Ahead of Monday's hearing, Trump accused House Democrats of attempting to change the impeachment guidelines.
"Less than 48 hours before start of the Impeachment Hearing Hoax, on Monday, the No Due Process, Do Nothing Democrats are, believe it or not, changing the Impeachment Guidelines because the facts are not on their side," he wrote on Twitter. "When you can't win the game, change the rules!"
On Saturday, the House judiciary committee released a report Saturday outlining historical arguments for impeachment of the president that didn't take a position on whether Trump should be impeached but came two days after House Speaker Nancy Pelosi asked for articles of impeachment to be drawn up.
Nadler said the committee would make decisions about what exactly to include in the articles of impeachment after Monday's meeting, telling CNN's State of the Union Congress must still consider several factors before taking that step.
"What is the level of proof for the various allegations?
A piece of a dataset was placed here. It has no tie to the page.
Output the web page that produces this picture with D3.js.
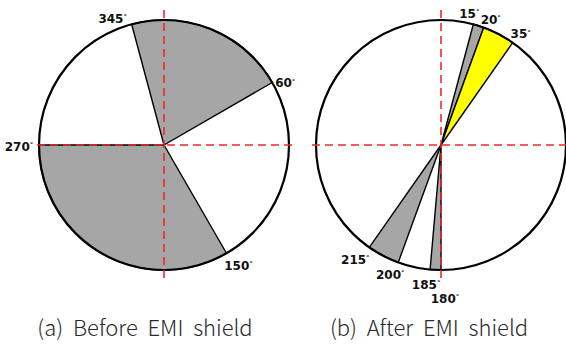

How do they relate together? What is the level of support in our caucus and in the Hosue for them? What might we persuade the Senate of -- all of these things have to be taken into account, realizing again that the central allegation, it's all part of a pattern," he said.
In addition, Nadler said the committee would consider concerns about whether the articles of impeachment should focus on whether Trump withheld military funding from Ukraine to prompt an investigation into Biden and his son or if it should include former special counsel Robert Mueller's report into collusion with Russia and potential obstruction of justice by Trump and his campaign team.
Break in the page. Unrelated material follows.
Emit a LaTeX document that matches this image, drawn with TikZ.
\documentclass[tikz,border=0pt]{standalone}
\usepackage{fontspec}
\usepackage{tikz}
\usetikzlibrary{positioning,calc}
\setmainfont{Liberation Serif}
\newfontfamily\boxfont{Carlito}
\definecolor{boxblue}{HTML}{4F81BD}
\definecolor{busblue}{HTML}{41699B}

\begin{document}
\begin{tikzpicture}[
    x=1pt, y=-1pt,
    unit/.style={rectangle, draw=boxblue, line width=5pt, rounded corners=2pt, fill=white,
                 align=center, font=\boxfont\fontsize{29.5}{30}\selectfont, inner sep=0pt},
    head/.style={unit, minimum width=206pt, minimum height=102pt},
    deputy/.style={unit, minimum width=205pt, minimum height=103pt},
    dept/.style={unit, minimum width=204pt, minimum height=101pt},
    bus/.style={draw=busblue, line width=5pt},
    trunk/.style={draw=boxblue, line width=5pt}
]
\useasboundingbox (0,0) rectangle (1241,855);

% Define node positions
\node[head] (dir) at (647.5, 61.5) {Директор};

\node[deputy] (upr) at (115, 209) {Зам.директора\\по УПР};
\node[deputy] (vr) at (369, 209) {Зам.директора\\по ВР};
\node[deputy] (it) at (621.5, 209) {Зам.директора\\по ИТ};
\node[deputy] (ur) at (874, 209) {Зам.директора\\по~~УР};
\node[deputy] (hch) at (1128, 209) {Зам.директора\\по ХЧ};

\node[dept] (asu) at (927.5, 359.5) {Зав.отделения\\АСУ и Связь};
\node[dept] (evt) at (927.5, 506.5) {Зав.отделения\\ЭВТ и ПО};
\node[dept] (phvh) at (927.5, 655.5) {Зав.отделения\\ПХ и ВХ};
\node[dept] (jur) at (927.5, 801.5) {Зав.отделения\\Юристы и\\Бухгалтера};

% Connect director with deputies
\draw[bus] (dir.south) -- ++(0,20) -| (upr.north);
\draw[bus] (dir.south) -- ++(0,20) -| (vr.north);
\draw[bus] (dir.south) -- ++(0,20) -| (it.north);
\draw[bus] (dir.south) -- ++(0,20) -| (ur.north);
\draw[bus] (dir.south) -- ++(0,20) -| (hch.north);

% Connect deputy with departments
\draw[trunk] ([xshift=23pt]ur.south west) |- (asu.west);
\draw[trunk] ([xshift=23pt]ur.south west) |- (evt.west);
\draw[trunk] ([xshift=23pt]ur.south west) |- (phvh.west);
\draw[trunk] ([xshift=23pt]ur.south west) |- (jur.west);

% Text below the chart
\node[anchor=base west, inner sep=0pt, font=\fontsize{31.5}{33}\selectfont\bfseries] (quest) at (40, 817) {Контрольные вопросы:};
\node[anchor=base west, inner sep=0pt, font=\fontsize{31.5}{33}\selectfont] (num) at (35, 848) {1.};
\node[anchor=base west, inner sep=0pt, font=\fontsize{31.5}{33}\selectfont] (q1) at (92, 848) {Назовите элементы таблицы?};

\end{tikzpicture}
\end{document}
"We also have to consider the fact that we have to call the president for his violations of the constitution and the considerable risk he poses to the next election," Nadler said.
Also on NBC, Sen. Ted Cruz, R-Texas, decried the impeachment proceedings as an obfuscation of the fact that Trump has instituted policies on Russia that he described as tougher "by orders of magnitude" than former President Barack Obama's.
"This is a kangaroo court in the House. They're going to impeach, not because they have the evidence but because they hate the president," Cruz said of House Democrats. "But it's going to go to the Senate, it's going to go nowhere and I think the American people know this is a waste of time."
When asked if he was willing to impeach Trump with no votes from Republicans, Nadler said the House would impeach Trump on "adequate, urgent grounds to defend our democratic republic," stating earlier that if the Democratic case was presented to a jury it would produce "a guilty verdict in about three minutes flat."
"There is considerable direct evidence," Nadler said. "It ill behooves a president or his partisans to say you don't have enough direct evidence when the reason we don't have even more evidence is the president has ordered everybody in the executive branch not to cooperate with Congress in the impeachment inquiry."